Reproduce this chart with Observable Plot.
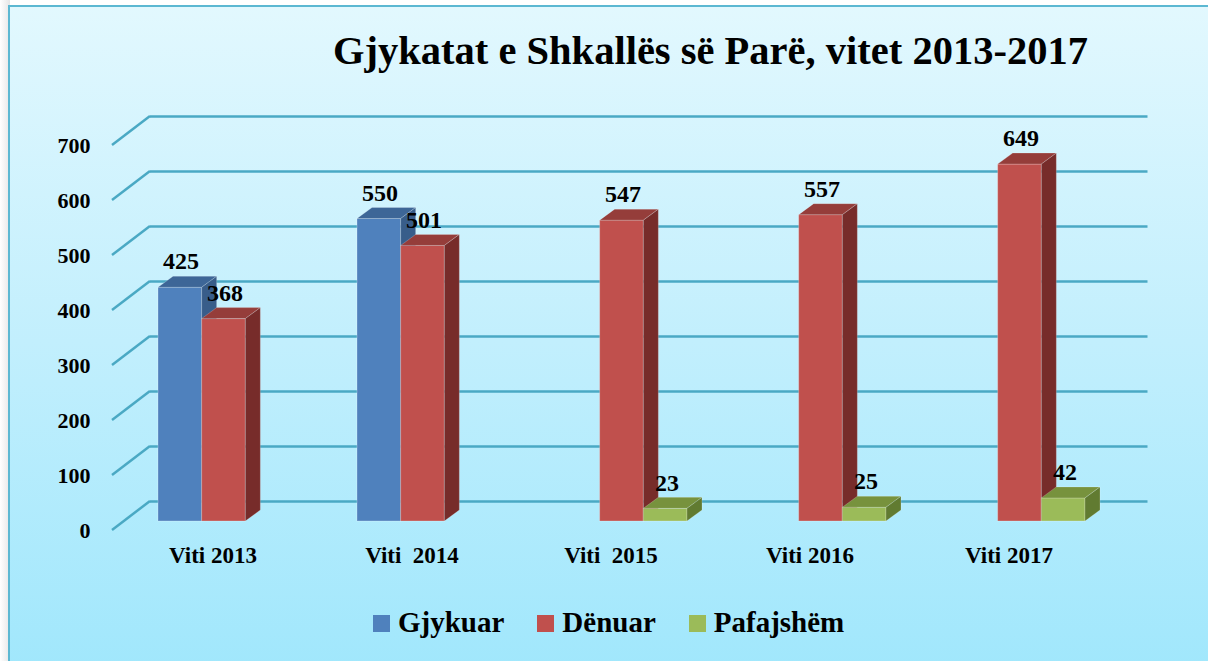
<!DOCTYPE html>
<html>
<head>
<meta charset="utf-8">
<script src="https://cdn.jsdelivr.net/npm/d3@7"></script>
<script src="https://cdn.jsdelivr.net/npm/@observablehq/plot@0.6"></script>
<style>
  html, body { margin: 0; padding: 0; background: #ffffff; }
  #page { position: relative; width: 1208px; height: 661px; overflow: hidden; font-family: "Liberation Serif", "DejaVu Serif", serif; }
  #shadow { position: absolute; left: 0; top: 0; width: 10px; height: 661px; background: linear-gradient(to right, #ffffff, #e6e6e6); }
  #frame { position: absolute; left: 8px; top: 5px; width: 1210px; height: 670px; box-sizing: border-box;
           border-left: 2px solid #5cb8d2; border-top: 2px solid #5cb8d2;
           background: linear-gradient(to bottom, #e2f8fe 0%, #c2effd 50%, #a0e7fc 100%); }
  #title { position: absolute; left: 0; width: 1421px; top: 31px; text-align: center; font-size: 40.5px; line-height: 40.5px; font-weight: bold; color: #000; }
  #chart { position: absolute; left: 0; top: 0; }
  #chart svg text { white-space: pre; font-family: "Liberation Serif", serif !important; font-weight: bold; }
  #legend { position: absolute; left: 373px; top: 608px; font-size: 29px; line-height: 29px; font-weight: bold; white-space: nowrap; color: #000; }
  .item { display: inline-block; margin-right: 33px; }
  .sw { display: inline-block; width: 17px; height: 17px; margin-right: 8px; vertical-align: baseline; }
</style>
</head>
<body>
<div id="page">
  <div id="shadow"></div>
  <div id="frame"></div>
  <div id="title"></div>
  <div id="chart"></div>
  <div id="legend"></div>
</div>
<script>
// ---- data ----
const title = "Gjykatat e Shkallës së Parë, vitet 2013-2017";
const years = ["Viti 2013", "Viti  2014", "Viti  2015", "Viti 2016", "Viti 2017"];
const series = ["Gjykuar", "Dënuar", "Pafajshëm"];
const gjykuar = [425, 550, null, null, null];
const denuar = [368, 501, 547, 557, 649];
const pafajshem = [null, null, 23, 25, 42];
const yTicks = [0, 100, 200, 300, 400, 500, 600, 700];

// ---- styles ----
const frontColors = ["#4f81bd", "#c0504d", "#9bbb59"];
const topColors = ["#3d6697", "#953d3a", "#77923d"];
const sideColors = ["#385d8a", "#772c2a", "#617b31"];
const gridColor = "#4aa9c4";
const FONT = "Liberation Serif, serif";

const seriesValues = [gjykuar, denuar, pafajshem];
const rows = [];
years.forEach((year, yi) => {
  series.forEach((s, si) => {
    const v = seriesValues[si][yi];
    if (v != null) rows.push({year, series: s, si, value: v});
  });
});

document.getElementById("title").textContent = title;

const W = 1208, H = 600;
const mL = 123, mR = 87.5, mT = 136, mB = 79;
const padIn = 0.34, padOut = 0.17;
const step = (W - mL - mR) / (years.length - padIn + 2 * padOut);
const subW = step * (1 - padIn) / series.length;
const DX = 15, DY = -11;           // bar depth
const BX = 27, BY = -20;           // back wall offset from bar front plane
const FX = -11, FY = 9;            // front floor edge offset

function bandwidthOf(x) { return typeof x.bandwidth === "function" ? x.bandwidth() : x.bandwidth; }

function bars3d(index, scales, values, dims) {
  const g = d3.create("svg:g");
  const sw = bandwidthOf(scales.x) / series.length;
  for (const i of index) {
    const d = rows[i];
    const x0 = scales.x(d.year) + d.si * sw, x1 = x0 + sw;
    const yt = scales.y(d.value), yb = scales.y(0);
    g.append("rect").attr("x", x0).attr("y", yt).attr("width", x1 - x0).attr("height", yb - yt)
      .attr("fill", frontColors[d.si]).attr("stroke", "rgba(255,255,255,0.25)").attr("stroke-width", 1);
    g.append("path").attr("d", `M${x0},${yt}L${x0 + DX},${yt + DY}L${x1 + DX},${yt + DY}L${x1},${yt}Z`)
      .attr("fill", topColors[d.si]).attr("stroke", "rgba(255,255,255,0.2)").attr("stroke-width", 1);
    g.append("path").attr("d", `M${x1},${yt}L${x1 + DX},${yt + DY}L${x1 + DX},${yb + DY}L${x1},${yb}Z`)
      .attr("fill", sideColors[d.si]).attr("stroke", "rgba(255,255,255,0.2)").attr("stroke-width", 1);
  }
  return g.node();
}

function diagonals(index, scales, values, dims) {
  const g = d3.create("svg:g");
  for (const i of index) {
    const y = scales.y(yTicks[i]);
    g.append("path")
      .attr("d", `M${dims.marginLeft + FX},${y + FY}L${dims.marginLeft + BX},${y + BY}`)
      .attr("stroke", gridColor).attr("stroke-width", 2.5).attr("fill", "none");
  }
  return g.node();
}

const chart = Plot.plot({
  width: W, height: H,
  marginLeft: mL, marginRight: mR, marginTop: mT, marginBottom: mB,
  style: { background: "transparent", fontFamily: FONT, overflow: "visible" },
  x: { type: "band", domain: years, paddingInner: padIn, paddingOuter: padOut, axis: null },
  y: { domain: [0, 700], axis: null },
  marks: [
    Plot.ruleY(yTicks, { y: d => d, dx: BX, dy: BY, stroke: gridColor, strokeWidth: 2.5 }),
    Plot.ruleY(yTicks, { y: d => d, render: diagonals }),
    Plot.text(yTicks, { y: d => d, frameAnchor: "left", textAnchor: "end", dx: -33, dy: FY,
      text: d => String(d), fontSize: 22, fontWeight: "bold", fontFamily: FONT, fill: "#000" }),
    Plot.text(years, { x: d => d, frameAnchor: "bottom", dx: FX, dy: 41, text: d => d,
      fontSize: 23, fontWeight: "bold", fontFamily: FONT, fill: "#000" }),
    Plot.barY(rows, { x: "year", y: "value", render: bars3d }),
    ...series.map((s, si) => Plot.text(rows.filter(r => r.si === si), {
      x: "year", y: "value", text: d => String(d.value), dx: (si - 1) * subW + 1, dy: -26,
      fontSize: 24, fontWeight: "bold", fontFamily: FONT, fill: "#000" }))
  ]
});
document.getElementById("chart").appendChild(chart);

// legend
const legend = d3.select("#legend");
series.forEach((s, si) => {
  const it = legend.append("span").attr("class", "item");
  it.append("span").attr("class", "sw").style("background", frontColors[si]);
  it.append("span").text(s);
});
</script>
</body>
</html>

________________________________________

== OBJECTIVE ==
Repeat the material above verbatim, with no pictures in the output.

== REPLY ==
Reproduce this chart with Observable Plot.
<!DOCTYPE html>
<html>
<head>
<meta charset="utf-8">
<script src="https://cdn.jsdelivr.net/npm/d3@7"></script>
<script src="https://cdn.jsdelivr.net/npm/@observablehq/plot@0.6"></script>
<style>
  html, body { margin: 0; padding: 0; background: #ffffff; }
  #page { position: relative; width: 1208px; height: 661px; overflow: hidden; font-family: "Liberation Serif", "DejaVu Serif", serif; }
  #shadow { position: absolute; left: 0; top: 0; width: 10px; height: 661px; background: linear-gradient(to right, #ffffff, #e6e6e6); }
  #frame { position: absolute; left: 8px; top: 5px; width: 1210px; height: 670px; box-sizing: border-box;
           border-left: 2px solid #5cb8d2; border-top: 2px solid #5cb8d2;
           background: linear-gradient(to bottom, #e2f8fe 0%, #c2effd 50%, #a0e7fc 100%); }
  #title { position: absolute; left: 0; width: 1421px; top: 31px; text-align: center; font-size: 40.5px; line-height: 40.5px; font-weight: bold; color: #000; }
  #chart { position: absolute; left: 0; top: 0; }
  #chart svg text { white-space: pre; font-family: "Liberation Serif", serif !important; font-weight: bold; }
  #legend { position: absolute; left: 373px; top: 608px; font-size: 29px; line-height: 29px; font-weight: bold; white-space: nowrap; color: #000; }
  .item { display: inline-block; margin-right: 33px; }
  .sw { display: inline-block; width: 17px; height: 17px; margin-right: 8px; vertical-align: baseline; }
</style>
</head>
<body>
<div id="page">
  <div id="shadow"></div>
  <div id="frame"></div>
  <div id="title"></div>
  <div id="chart"></div>
  <div id="legend"></div>
</div>
<script>
// ---- data ----
const title = "Gjykatat e Shkallës së Parë, vitet 2013-2017";
const years = ["Viti 2013", "Viti  2014", "Viti  2015", "Viti 2016", "Viti 2017"];
const series = ["Gjykuar", "Dënuar", "Pafajshëm"];
const gjykuar = [425, 550, null, null, null];
const denuar = [368, 501, 547, 557, 649];
const pafajshem = [null, null, 23, 25, 42];
const yTicks = [0, 100, 200, 300, 400, 500, 600, 700];

// ---- styles ----
const frontColors = ["#4f81bd", "#c0504d", "#9bbb59"];
const topColors = ["#3d6697", "#953d3a", "#77923d"];
const sideColors = ["#385d8a", "#772c2a", "#617b31"];
const gridColor = "#4aa9c4";
const FONT = "Liberation Serif, serif";

const seriesValues = [gjykuar, denuar, pafajshem];
const rows = [];
years.forEach((year, yi) => {
  series.forEach((s, si) => {
    const v = seriesValues[si][yi];
    if (v != null) rows.push({year, series: s, si, value: v});
  });
});

document.getElementById("title").textContent = title;

const W = 1208, H = 600;
const mL = 123, mR = 87.5, mT = 136, mB = 79;
const padIn = 0.34, padOut = 0.17;
const step = (W - mL - mR) / (years.length - padIn + 2 * padOut);
const subW = step * (1 - padIn) / series.length;
const DX = 15, DY = -11;           // bar depth
const BX = 27, BY = -20;           // back wall offset from bar front plane
const FX = -11, FY = 9;            // front floor edge offset

function bandwidthOf(x) { return typeof x.bandwidth === "function" ? x.bandwidth() : x.bandwidth; }

function bars3d(index, scales, values, dims) {
  const g = d3.create("svg:g");
  const sw = bandwidthOf(scales.x) / series.length;
  for (const i of index) {
    const d = rows[i];
    const x0 = scales.x(d.year) + d.si * sw, x1 = x0 + sw;
    const yt = scales.y(d.value), yb = scales.y(0);
    g.append("rect").attr("x", x0).attr("y", yt).attr("width", x1 - x0).attr("height", yb - yt)
      .attr("fill", frontColors[d.si]).attr("stroke", "rgba(255,255,255,0.25)").attr("stroke-width", 1);
    g.append("path").attr("d", `M${x0},${yt}L${x0 + DX},${yt + DY}L${x1 + DX},${yt + DY}L${x1},${yt}Z`)
      .attr("fill", topColors[d.si]).attr("stroke", "rgba(255,255,255,0.2)").attr("stroke-width", 1);
    g.append("path").attr("d", `M${x1},${yt}L${x1 + DX},${yt + DY}L${x1 + DX},${yb + DY}L${x1},${yb}Z`)
      .attr("fill", sideColors[d.si]).attr("stroke", "rgba(255,255,255,0.2)").attr("stroke-width", 1);
  }
  return g.node();
}

function diagonals(index, scales, values, dims) {
  const g = d3.create("svg:g");
  for (const i of index) {
    const y = scales.y(yTicks[i]);
    g.append("path")
      .attr("d", `M${dims.marginLeft + FX},${y + FY}L${dims.marginLeft + BX},${y + BY}`)
      .attr("stroke", gridColor).attr("stroke-width", 2.5).attr("fill", "none");
  }
  return g.node();
}

const chart = Plot.plot({
  width: W, height: H,
  marginLeft: mL, marginRight: mR, marginTop: mT, marginBottom: mB,
  style: { background: "transparent", fontFamily: FONT, overflow: "visible" },
  x: { type: "band", domain: years, paddingInner: padIn, paddingOuter: padOut, axis: null },
  y: { domain: [0, 700], axis: null },
  marks: [
    Plot.ruleY(yTicks, { y: d => d, dx: BX, dy: BY, stroke: gridColor, strokeWidth: 2.5 }),
    Plot.ruleY(yTicks, { y: d => d, render: diagonals }),
    Plot.text(yTicks, { y: d => d, frameAnchor: "left", textAnchor: "end", dx: -33, dy: FY,
      text: d => String(d), fontSize: 22, fontWeight: "bold", fontFamily: FONT, fill: "#000" }),
    Plot.text(years, { x: d => d, frameAnchor: "bottom", dx: FX, dy: 41, text: d => d,
      fontSize: 23, fontWeight: "bold", fontFamily: FONT, fill: "#000" }),
    Plot.barY(rows, { x: "year", y: "value", render: bars3d }),
    ...series.map((s, si) => Plot.text(rows.filter(r => r.si === si), {
      x: "year", y: "value", text: d => String(d.value), dx: (si - 1) * subW + 1, dy: -26,
      fontSize: 24, fontWeight: "bold", fontFamily: FONT, fill: "#000" }))
  ]
});
document.getElementById("chart").appendChild(chart);

// legend
const legend = d3.select("#legend");
series.forEach((s, si) => {
  const it = legend.append("span").attr("class", "item");
  it.append("span").attr("class", "sw").style("background", frontColors[si]);
  it.append("span").text(s);
});
</script>
</body>
</html>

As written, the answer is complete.